Here is a follow-up to this story. John McAdams is a political science professor at Marquette University. He wrote a blog post criticizing a graduate student in the philosophy department at Marquette, Cheryl Abbate, who, in her role as an instructor, bullied an undergraduate student for expressing opposition to homosexual "marriage" and homosexual parenting. In a conversation after class, she likened the student's comments to racism, told him that it was against her policy to allow such comments in her class, and invited the student to drop the class. McAdams blogged about the undergraduate student's experience and about the fact that the philosophy department and the dean brushed off the student's complaints about being "encouraged" to drop the (required) course, which he must now take with someone else. (I haven't been able to find out if the undergraduate got a full tuition refund.)
Now, get this: Guess who is being investigated for harassment? Not Cheryl Abbate, who drove a student out of class for expressing conservative opinions. Not even the student who, Cheryl Abbate and others have implied, may have inadvertently violated Marquette's Orwellian harassment policy by expressing un-PC views, but John McAdams.

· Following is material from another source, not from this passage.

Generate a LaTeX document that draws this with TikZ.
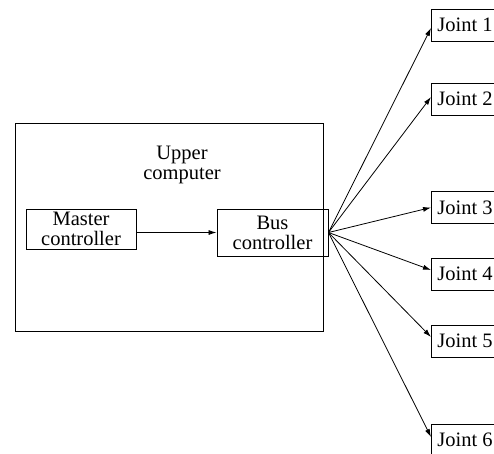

I don't even know McAdams's opinions on the ground-level political and moral issues in this case. I haven't bothered to investigate them. His criticisms of Abbate and of the philosophy department and dean's office were professional and procedural--that they mistreated a student and did not properly handle the student's legitimate complaint about teacher bullying. He could have made those criticisms even if he were a raving liberal on the substantive issues. But Marquette is, though still paying him, suspending him from teaching pending investigation. He even had to request special permission to go onto the university campus, as if he were personally dangerous!
Since one story calls McAdams an associate professor and since he's had his job for thirty-five years, I'm guessing that he's tenured. The very existence of the investigation and temporary suspension, however, gives the impression that something Very Bad could happen to him even if he is tenured. McAdams has told Fox News that he has a lawyer on standby.
McAdams points out that Marquette's harassment policy is so broadly worded, including in "harassment" any conduct that "could or does result in mental [or] emotional discomfort" that his blogging about Abbate's bullying behavior might indeed constitute "harassment" (scare quotes intentional). That is just because, on that construal, almost anything constitutes harassment.
In fact, we get a darkly amusing chain based on Marquette's incredibly vague definition of "harassment." The undergraduate student "harassed" hypothetical homosexual fellow students who might have overheard him questioning the legitimacy of homosexual "marriage" and bringing up Mark Regnerus's study on the children of homosexuals. Cheryl Abbate harassed (I deliberately leave off the scare quotes) the student by telling him that his remarks were inappropriate and would not be allowed and by inviting him to leave the class. John McAdams "harassed" Cheryl Abbate by blogging about her behavior. And, finally, Richard Holz, a dean at Marquette, has harassed John McAdams by treating him like a potential terrorist and suspending him from teaching.
After all, all of these things "could or do result in mental or emotional discomfort" for someone or other. Fair-minded people will have to decide for themselves to what extent that emotional discomfort is rational and justified at each link in the chain and who the real harassers are in this entire scenario when "harassment" is defined in a more meaningful fashion.
John McAdams did not fall off the turnip truck yesterday. He points out in his second post on his suspension that Marquette broke its own published rules for suspending a professor by failing to state the date of the alleged misconduct, the location, the university statute violated, etc. He also names the counsel he has retained. (My one complaint so far about McAdams is that he has a blogging affectation of using the royal "we" to refer to himself, but let that pass.)
I'm glad to see that McAdams seems, like the horse in Job, to say "Ha ha!" when he hears the sound of the battle trumpet. He may be more emotionally distressed than he lets on, but for now, I'm saying, "Pass the popcorn" and hoping that Marquette gets taken to the cleaners.